Established and newer companies both public and private, often seek growth through acquisitions, which are accretive to earnings, reduce costs, strengthen credit, and increase market share. Acquisitions for CRE and private equity firms can include property portfolios, which are typically held for a period, and then sold once target returns are achieved. Acquisition opportunities can also be unexpected or time sensitive, for which firms may be unprepared to assess, making outsourcing of this function critical, yet cost effective.
At Townhouse (“THP”), our advisory services are designed to foster sound investment decisions by clients. Key insights derive from THP’s in-depth CRE industry experience combined with incisive analyses, which use data analytics to hasten the due diligence process. THP’s integral role in some of the largest CRE industry transactions has honed our approach, and benefits clients.
Our client was a major New York based commercial real estate owner, manager, developer, with a portfolio of mostly office and multi-family properties. A public retail REIT was exploring taking the company private, and preferred a relationship driven transaction with a single buyer. The client was offered an exclusive opportunity to acquire the company on an off-market basis, along with its large retail portfolio. However, the client had finite experience evaluating, owning, and operating malls, and large shopping centers. Further, the shifting retail environment magnified the transaction risk, and warranted greater scrutiny. The retail properties were concentrated in the northeast, mostly within densely populated, supply constrained, growth markets, with strong demographic profiles. Many assets were situated on infill sites with excess land, offering expansion, development, or mixed-use redevelopment potential, estimated at over $1.0 billion. Additional upside derived from retenanting vacant anchors, contract rent escalations, and mark-to-market lease renewals.
THP was uniquely positioned to advise on the acquisition, being familiar with the client’s platform and methods. The client was focused at the corporate level, and relied on THP to assess the real estate. The client’s strategy involved keeping the high-quality, flagship, and core assets, while divesting of lesser, non-strategic properties in secondary markets, to attain superior risk-adjusted returns. THP’s in-depth experience evaluating trophy malls, and national retail portfolios was critical to enable the client to gauge whether to proceed. The exercise was severely time constrained, and compounded by having incomplete info. This required THP to perform market research to support assumptions, a strength given the extent of our resources, industry contacts, and business network alliance. The due diligence investigation required absolute confidentiality, given only top executives of the seller and our client were aware of the potential sale.
What we did
An internal task force was assembled to evaluate the top 25 assets our client planned to retain. The complex assignment highlighted the following in our analysis:
• Re-constructed and evaluated seller projections in the absence of source documentation.

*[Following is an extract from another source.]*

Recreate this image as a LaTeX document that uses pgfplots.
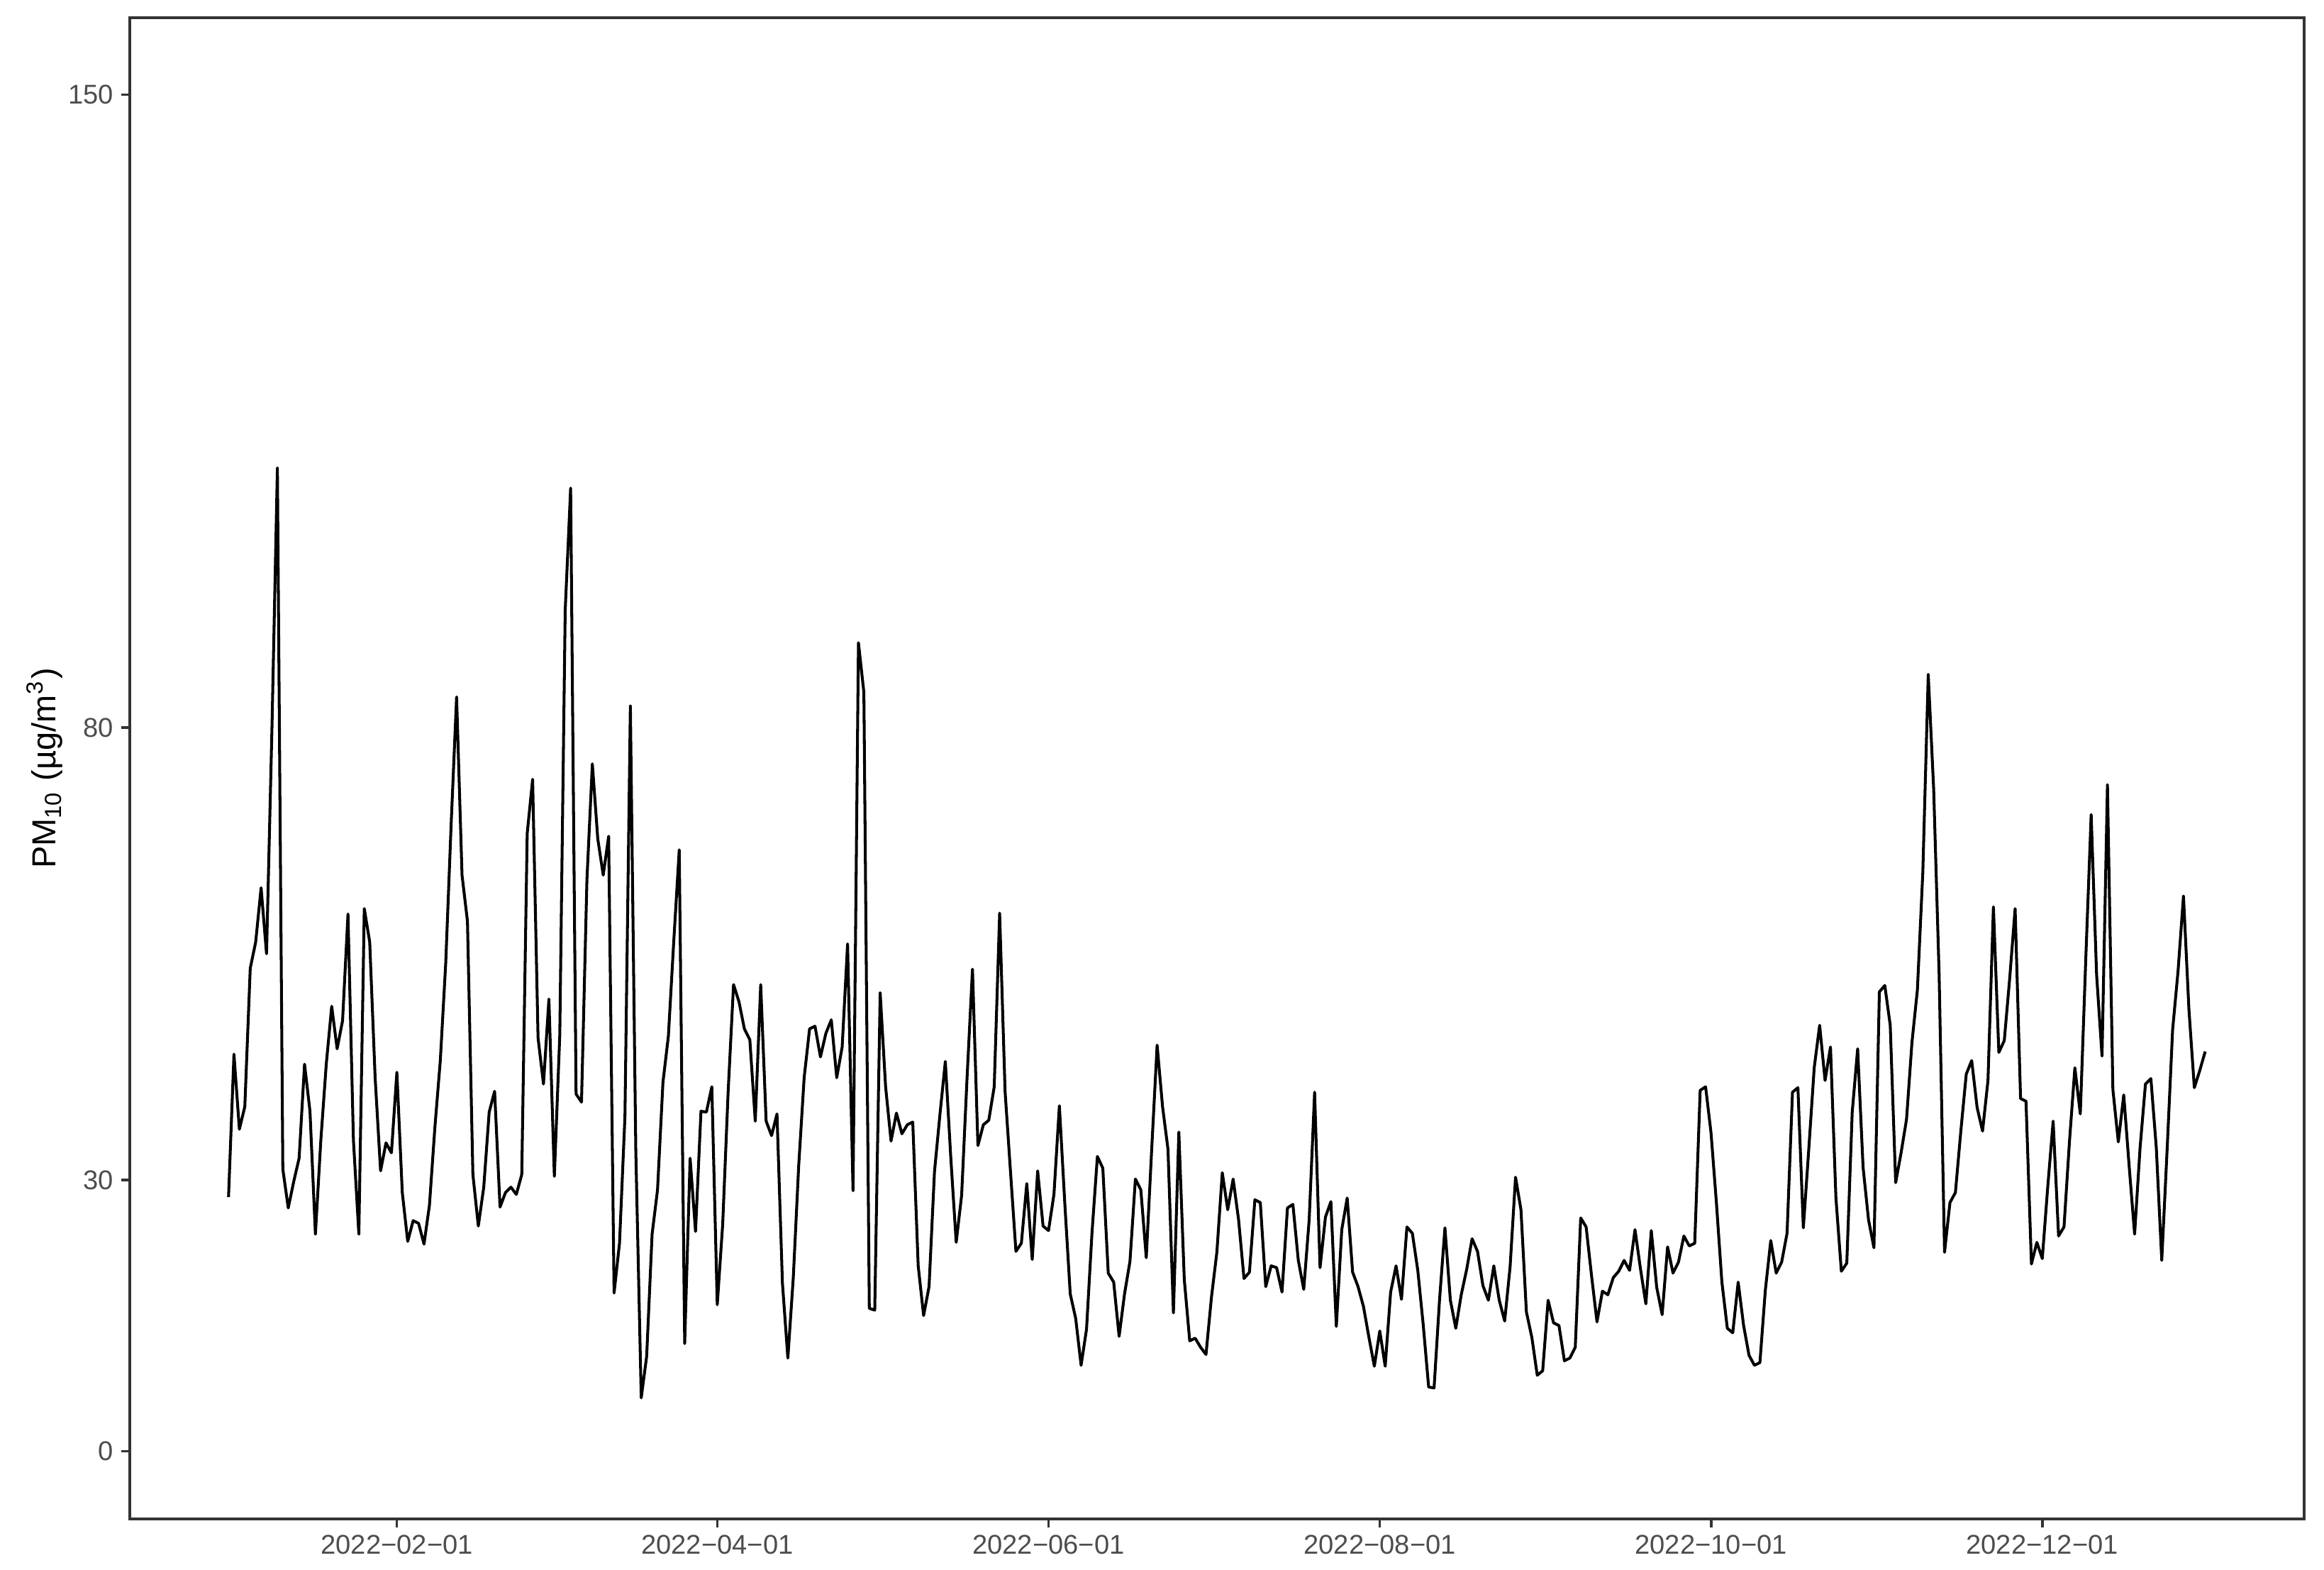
\documentclass[border=0pt]{standalone}
\usepackage{fontspec}
\setmainfont{Liberation Sans}
\usepackage{pgfplots}
\pgfplotsset{compat=1.18}
\definecolor{gray20}{RGB}{51,51,51}
\definecolor{gray30}{RGB}{77,77,77}

% daily PM10, day 0 = 2022-01-01
\pgfplotstableread[row sep=\\]{
d v\\
0 28.1\\ 1 43.9\\ 2 35.6\\ 3 38.1\\ 4 53.4\\ 5 56.3\\ 6 62.3\\ 7 55.0\\ 8 80.0\\ 9 108.7\\
10 31.2\\ 11 26.9\\ 12 29.8\\ 13 32.4\\ 14 42.8\\ 15 37.6\\ 16 24.0\\ 17 34.4\\ 18 42.8\\ 19 49.2\\
20 44.5\\ 21 47.6\\ 22 59.4\\ 23 34.4\\ 24 24.0\\ 25 60.0\\ 26 56.3\\ 27 41.3\\ 28 31.0\\ 29 34.1\\
30 33.0\\ 31 41.9\\ 32 28.6\\ 33 23.2\\ 34 25.5\\ 35 25.2\\ 36 22.9\\ 37 27.2\\ 38 35.8\\ 39 43.2\\
40 54.0\\ 41 69.4\\ 42 83.4\\ 43 63.7\\ 44 58.6\\ 45 30.6\\ 46 24.9\\ 47 29.2\\ 48 37.5\\ 49 39.8\\
50 27.0\\ 51 28.6\\ 52 29.2\\ 53 28.4\\ 54 30.6\\ 55 68.3\\ 56 74.3\\ 57 45.7\\ 58 40.6\\ 59 50.0\\
60 30.4\\ 61 46.0\\ 62 93.0\\ 63 106.5\\ 64 39.5\\ 65 38.6\\ 66 63.2\\ 67 76.0\\ 68 67.7\\ 69 63.7\\
70 68.0\\ 71 17.5\\ 72 23.0\\ 73 37.0\\ 74 82.4\\ 75 33.2\\ 76 5.9\\ 77 10.5\\ 78 24.0\\ 79 28.9\\
80 40.8\\ 81 45.9\\ 82 56.5\\ 83 66.5\\ 84 11.9\\ 85 32.4\\ 86 24.3\\ 87 37.6\\ 88 37.5\\ 89 40.3\\
90 16.2\\ 91 25.1\\ 92 39.7\\ 93 51.6\\ 94 49.7\\ 95 46.7\\ 96 45.5\\ 97 36.5\\ 98 51.6\\ 99 36.5\\
100 34.9\\ 101 37.3\\ 102 18.6\\ 103 10.3\\ 104 19.2\\ 105 31.6\\ 106 41.3\\ 107 46.7\\ 108 47.0\\ 109 43.6\\
110 46.2\\ 111 47.7\\ 112 41.3\\ 113 44.7\\ 114 56.1\\ 115 28.8\\ 116 89.4\\ 117 83.9\\ 118 15.8\\ 119 15.6\\
120 50.7\\ 121 40.3\\ 122 34.3\\ 123 37.4\\ 124 35.1\\ 125 36.1\\ 126 36.4\\ 127 20.5\\ 128 15.0\\ 129 18.2\\
130 30.9\\ 131 37.2\\ 132 43.1\\ 133 32.5\\ 134 23.1\\ 135 28.3\\ 136 41.3\\ 137 53.3\\ 138 33.8\\ 139 36.1\\
140 36.6\\ 141 40.3\\ 142 59.5\\ 143 39.8\\ 144 30.9\\ 145 22.1\\ 146 23.0\\ 147 29.6\\ 148 21.2\\ 149 31.0\\
150 24.9\\ 151 24.4\\ 152 28.4\\ 153 38.2\\ 154 27.4\\ 155 17.4\\ 156 14.7\\ 157 9.5\\ 158 13.5\\ 159 24.1\\
160 32.6\\ 161 31.3\\ 162 19.7\\ 163 18.7\\ 164 12.7\\ 165 17.4\\ 166 21.0\\ 167 30.1\\ 168 28.9\\ 169 21.4\\
170 33.4\\ 171 44.9\\ 172 38.1\\ 173 33.4\\ 174 15.3\\ 175 35.3\\ 176 19.0\\ 177 12.2\\ 178 12.5\\ 179 11.5\\
180 10.7\\ 181 17.0\\ 182 22.0\\ 183 30.8\\ 184 26.7\\ 185 30.1\\ 186 25.6\\ 187 19.1\\ 188 19.8\\ 189 27.8\\
190 27.5\\ 191 18.2\\ 192 20.5\\ 193 20.3\\ 194 17.6\\ 195 26.9\\ 196 27.3\\ 197 21.1\\ 198 17.9\\ 199 25.6\\
200 39.7\\ 201 20.3\\ 202 25.9\\ 203 27.6\\ 204 13.8\\ 205 24.5\\ 206 28.0\\ 207 19.8\\ 208 18.2\\ 209 16.0\\
210 12.6\\ 211 9.4\\ 212 13.3\\ 213 9.4\\ 214 17.6\\ 215 20.5\\ 216 16.8\\ 217 24.8\\ 218 24.1\\ 219 20.0\\
220 14.0\\ 221 7.1\\ 222 7.0\\ 223 16.7\\ 224 24.7\\ 225 16.7\\ 226 13.6\\ 227 17.3\\ 228 20.1\\ 229 23.5\\
230 22.1\\ 231 18.3\\ 232 16.7\\ 233 20.5\\ 234 16.7\\ 235 14.4\\ 236 20.4\\ 237 30.3\\ 238 26.7\\ 239 15.4\\
240 12.6\\ 241 8.4\\ 242 8.9\\ 243 16.7\\ 244 14.2\\ 245 13.9\\ 246 10.0\\ 247 10.3\\ 248 11.5\\ 249 25.8\\
250 24.8\\ 251 19.4\\ 252 14.3\\ 253 17.7\\ 254 17.3\\ 255 19.2\\ 256 19.9\\ 257 21.1\\ 258 20.0\\ 259 24.5\\
260 20.2\\ 261 16.3\\ 262 24.4\\ 263 18.1\\ 264 15.1\\ 265 22.6\\ 266 19.7\\ 267 20.9\\ 268 23.8\\ 269 22.7\\
270 23.0\\ 271 39.9\\ 272 40.3\\ 273 35.2\\ 274 27.4\\ 275 18.7\\ 276 13.6\\ 277 13.1\\ 278 18.7\\ 279 13.9\\
280 10.6\\ 281 9.5\\ 282 9.8\\ 283 17.8\\ 284 23.3\\ 285 19.7\\ 286 20.9\\ 287 24.1\\ 288 39.7\\ 289 40.2\\
290 24.7\\ 291 33.4\\ 292 42.4\\ 293 47.1\\ 294 41.0\\ 295 44.7\\ 296 28.0\\ 297 19.9\\ 298 20.8\\ 299 37.5\\
300 44.5\\ 301 31.4\\ 302 25.6\\ 303 22.5\\ 304 50.8\\ 305 51.5\\ 306 47.1\\ 307 29.7\\ 308 33.0\\ 309 36.7\\
310 45.2\\ 311 51.0\\ 312 64.0\\ 313 85.9\\ 314 73.2\\ 315 52.8\\ 316 22.0\\ 317 27.5\\ 318 28.6\\ 319 35.4\\
320 41.7\\ 321 43.2\\ 322 38.0\\ 323 35.4\\ 324 41.0\\ 325 60.2\\ 326 44.1\\ 327 45.4\\ 328 52.3\\ 329 60.0\\
330 39.0\\ 331 38.7\\ 332 20.7\\ 333 23.1\\ 334 21.3\\ 335 29.2\\ 336 36.5\\ 337 23.8\\ 338 24.8\\ 339 34.2\\
340 42.4\\ 341 37.3\\ 342 54.3\\ 343 70.4\\ 344 52.7\\ 345 43.7\\ 346 73.7\\ 347 40.0\\ 348 34.2\\ 349 39.4\\
350 31.5\\ 351 24.0\\ 352 33.5\\ 353 40.6\\ 354 41.2\\ 355 33.5\\ 356 21.1\\ 357 33.5\\ 358 46.6\\ 359 53.1\\
360 61.4\\ 361 48.9\\ 362 40.2\\ 363 42.1\\ 364 44.2\\
}\pmten

\begin{document}
\begin{tikzpicture}
\begin{axis}[
    scale only axis, width=146.7mm, height=101.3mm,
    xmin=-18.2, xmax=382.2, ymin=-7.5, ymax=158.5,
    xtick={31,90,151,212,273,334},
    xticklabels={2022−02−01,2022−04−01,2022−06−01,2022−08−01,2022−10−01,2022−12−01},
    ytick={0,30,80,150},
    xtick pos=lower, ytick pos=left,
    tick align=outside, major tick length=0.55mm,
    tick style={gray20, line width=0.5pt},
    axis line style={gray20, line width=0.55pt},
    tick label style={font=\fontsize{5.2}{6}\selectfont, text=gray30},
    xticklabel style={yshift=0.7mm},
    yticklabel style={xshift=0.7mm},
    /pgf/number format/assume math mode=true,
    ylabel={PM\textsubscript{10} (µg/m\textsuperscript{3})},
    every axis y label/.style={at={(axis description cs:-0.0392,0.5)}, rotate=90, anchor=center,
        font=\fontsize{6.4}{7.7}\selectfont},
]
\addplot[black, line width=0.55pt, line join=round] table[x=d, y=v] {\pmten};
\coordinate (bl) at (rel axis cs:0,0);
\coordinate (tr) at (rel axis cs:1,1);
\end{axis}
\pgfresetboundingbox
\path ([shift={(-8.75mm,-3.4mm)}]bl) rectangle ([shift={(1.35mm,1.2mm)}]tr);
\end{tikzpicture}
\end{document}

• Formulated and stress tested assumptions for future rents, leasing absorption, expense recoveries, inflation, and capitalization rates.
• Devised independent cash flow projections for a hypothetical 5-year hold, and estimated IRRs based on future disposition of properties.
• Incorporated upside potential from development of outparcel sites, and re-leasing of vacant big box and anchor tenant spaces.
• Conducted extensive market research from a wide range of sources to achieve consensus for estimates.
• Compiled demographic information to view trends, and potential impacts on cash flows.
• Identified issues of concern, including tax re-assessments, unfunded obligations, and new competition.
• Examined tenant composition, concentrations, and retailers at risk for bankruptcy or liquidation, with a focus on major tenants due to the sheer volume of ~1,400 tenants.
• Compared limited tenant sales data, and health ratios with peer data.
• Investigated potential benefit of sites located within Opportunity Zones.
How it worked
The retail sector continues to undergo fundamental change, with stores closing, chains liquidating, and demand shifting online. Some retailers that were thriving only recently, face diminished prospects for continuing to operate. Successful merchants have adapted by melding the physical and digital realms, while retail center owners seek more unique tenants to woo traffic. This dynamic requires caution for those investing in retail assets, and when forecasting related returns. The client lacked retail expertise, and hence focused on acquiring and holding the 25 best assets, preferring stable cash flows with more modest income and value growth potential. Most of these properties were grocer and/or discount retail anchored. Higher returns, although speculative, were projected for the portfolio assets with value-add upside potential. This derived from adding square footage, re-developing or re-tenanting big-box/anchor vacancies, and developing excess land for mixed-uses such as hotel, office, or multi-family.
At acquisition, the client planned to retain the top 25 properties, and sell the remaining assets concurrently. Those with value-add upside were to be sold at a premium to then current market values, based on their future development potential. This approach would reduce the acquisition basis of the 25 assets to be kept. However, THP’s rigorous analysis concluded the seller’s projections were too aggressive, and could not be met. The client entered into negotiations but was unable to reach agreement with the seller. The retail assets were deemed overpriced, and if acquired would depress target returns. THP provided realistic yet impartial projections, which ultimately prevented the client from overpaying for the acquisition, recalling the adage “you make your money when you buy, and not when you sell”.